Like Rodney Dangerfield, Lyndon LaRouche says he don't get no respect. Or delegates to the Democratic National Convention.
Mr. LaRouche is running for president. Again. He says he is a Democrat, perhaps the only one who can save the nation, and maybe the world, from an economic and social implosion.
But the Democratic Party says he is a convicted felon (mail fraud involving fund-raising) with political beliefs that are "explicitly racist and anti-Semitic."
Nevertheless, Mr. LaRouche continues to campaign as a Democrat and, in states where election officials permit his name on the ballot, he draws some votes, sometimes thousands of votes. In last month's Democratic primary in Arkansas, for example, he got more than 53,000 votes, or 22 percent of the total cast. The other candidate on the ticket, Vice President Al Gore, got 194,000 votes.

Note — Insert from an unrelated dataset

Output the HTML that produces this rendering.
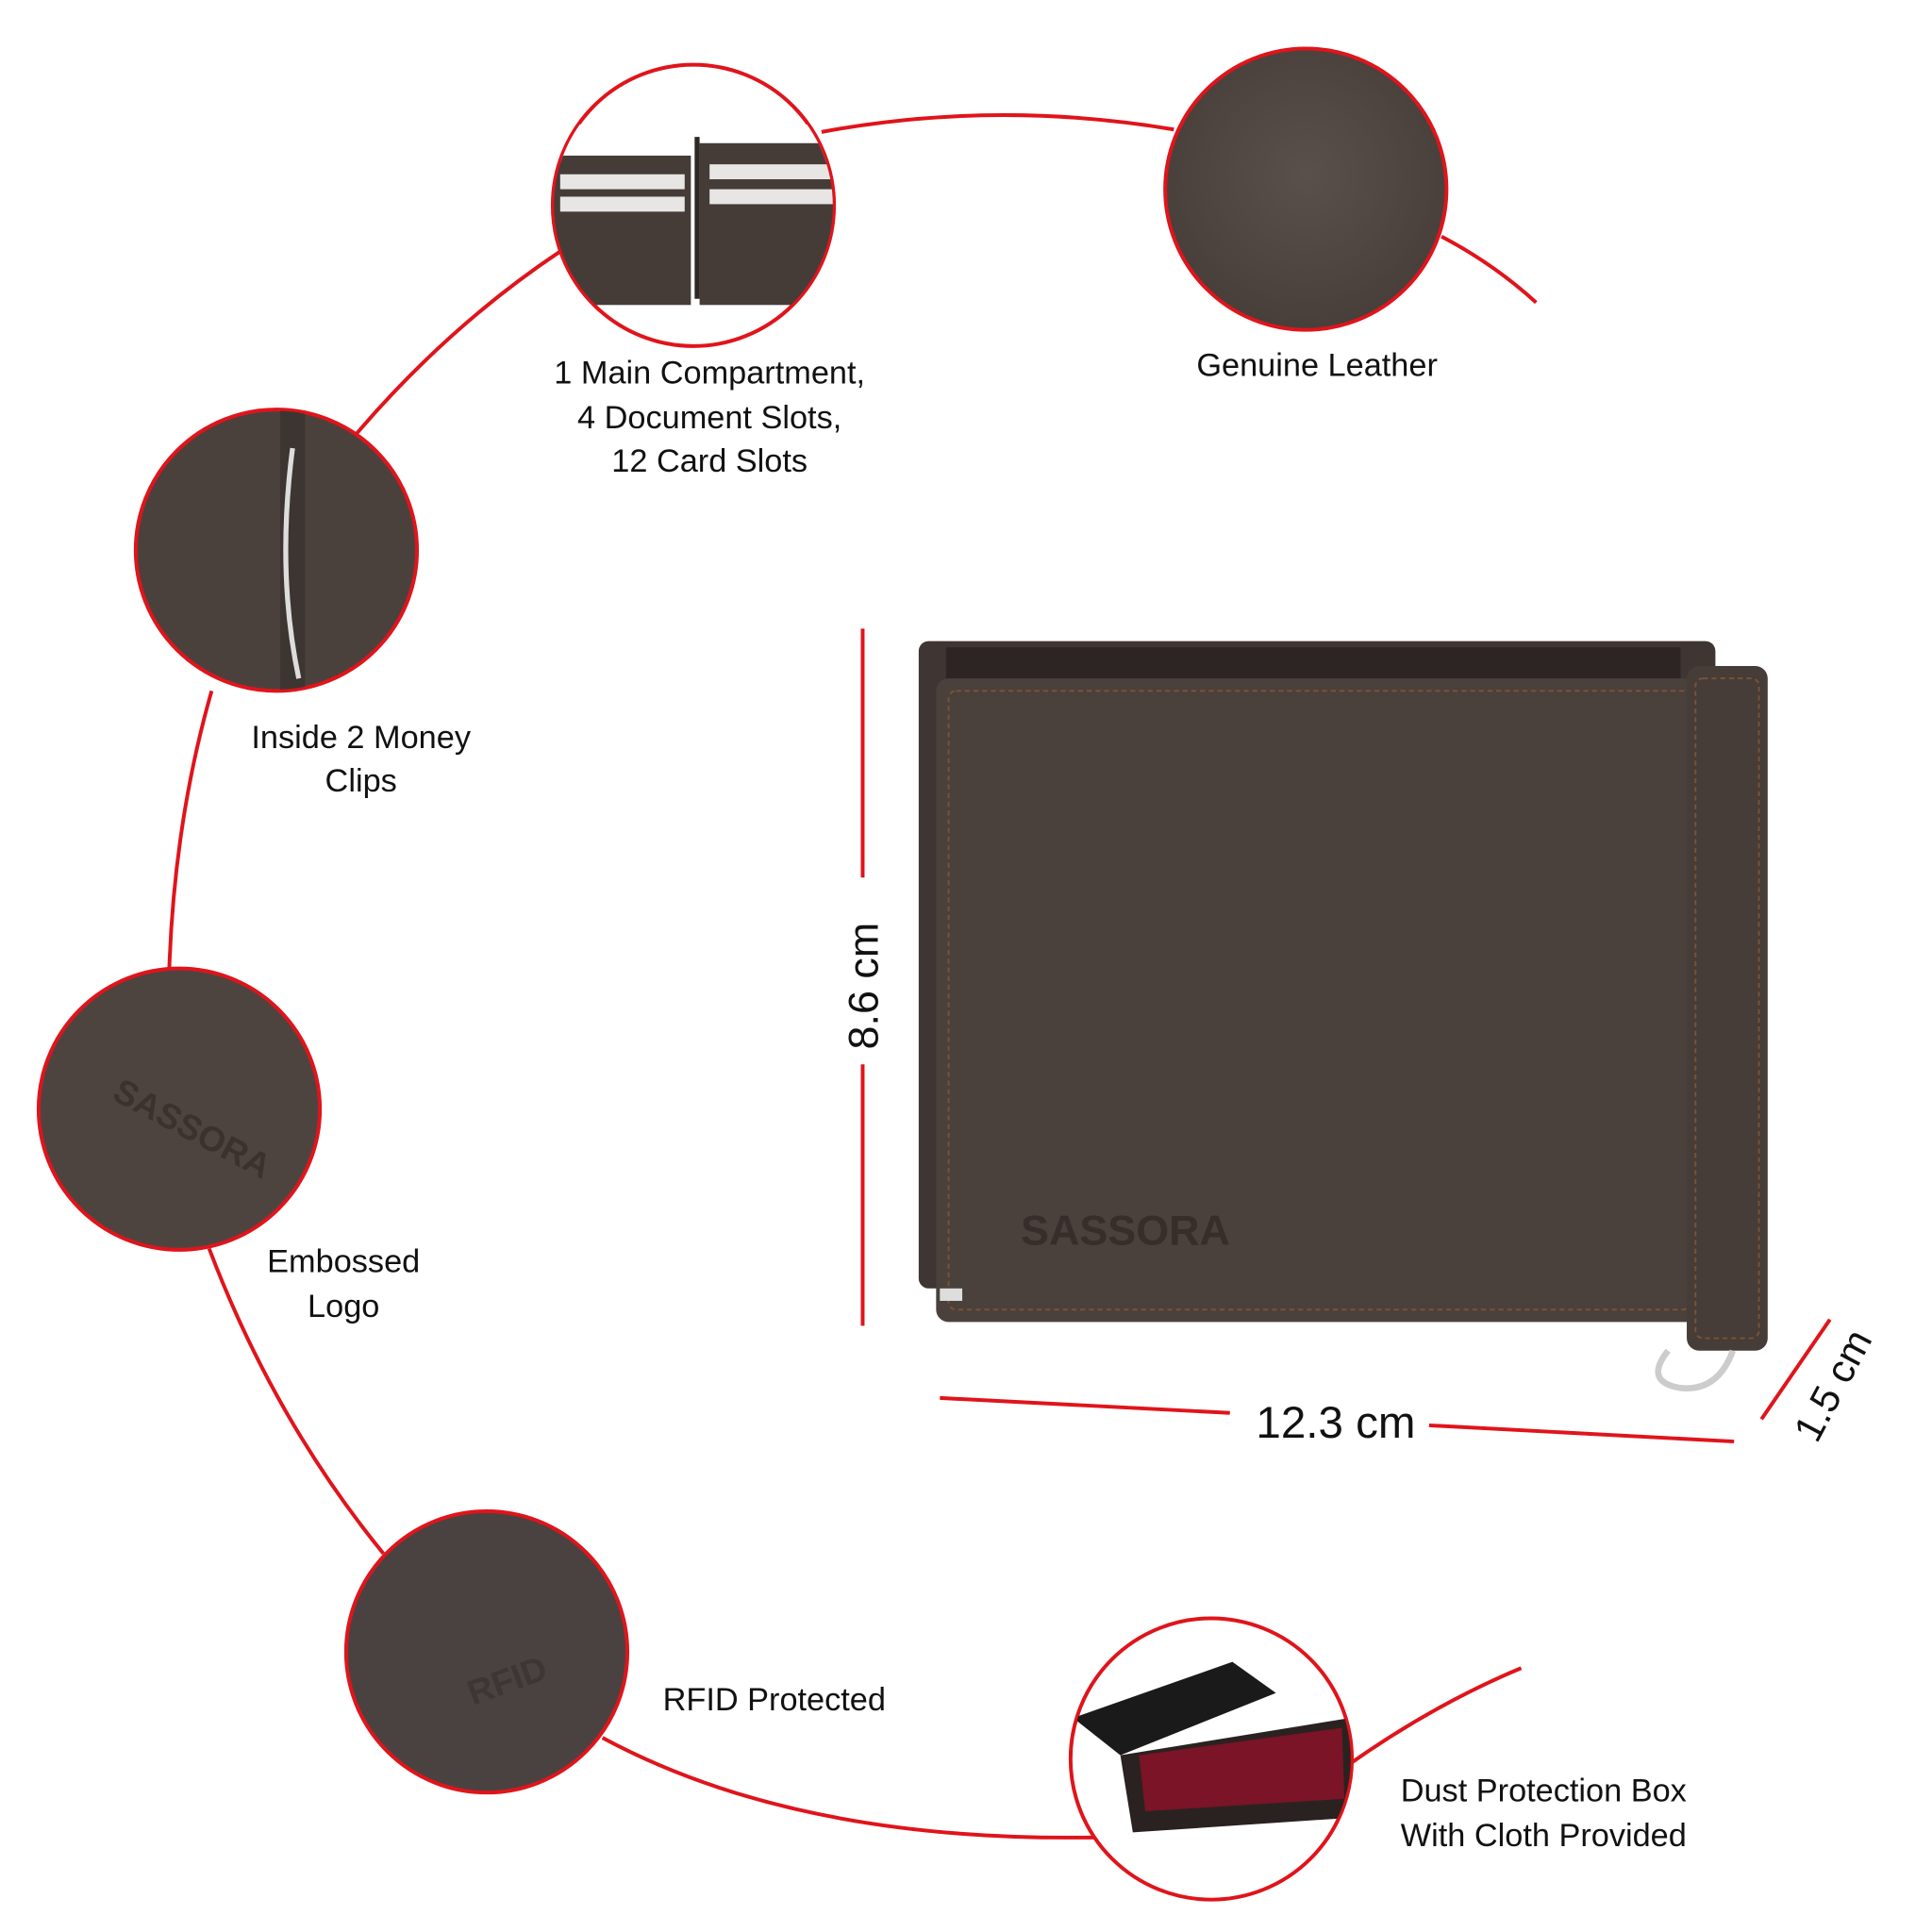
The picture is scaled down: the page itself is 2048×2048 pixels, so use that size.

So does Mr. LaRouche get to go to the Democratic National Convention in Los Angeles with 22 percent of Arkansas's 48 convention delegates? Or with delegates from any other state?
No way, says the Democratic National Committee. If he shows up, committee officials say, he will be barred from the convention and, they add, courts have ruled several times that such exclusion is legal.
Mr. LaRouche denies he is a racist or an anti-Semite. As for his fraud conviction, he says he went to prison and paid his debt to society. His big vote in Arkansas, he argues, proved his viability as a candidate. "In Arkansas," he says, "reality struck."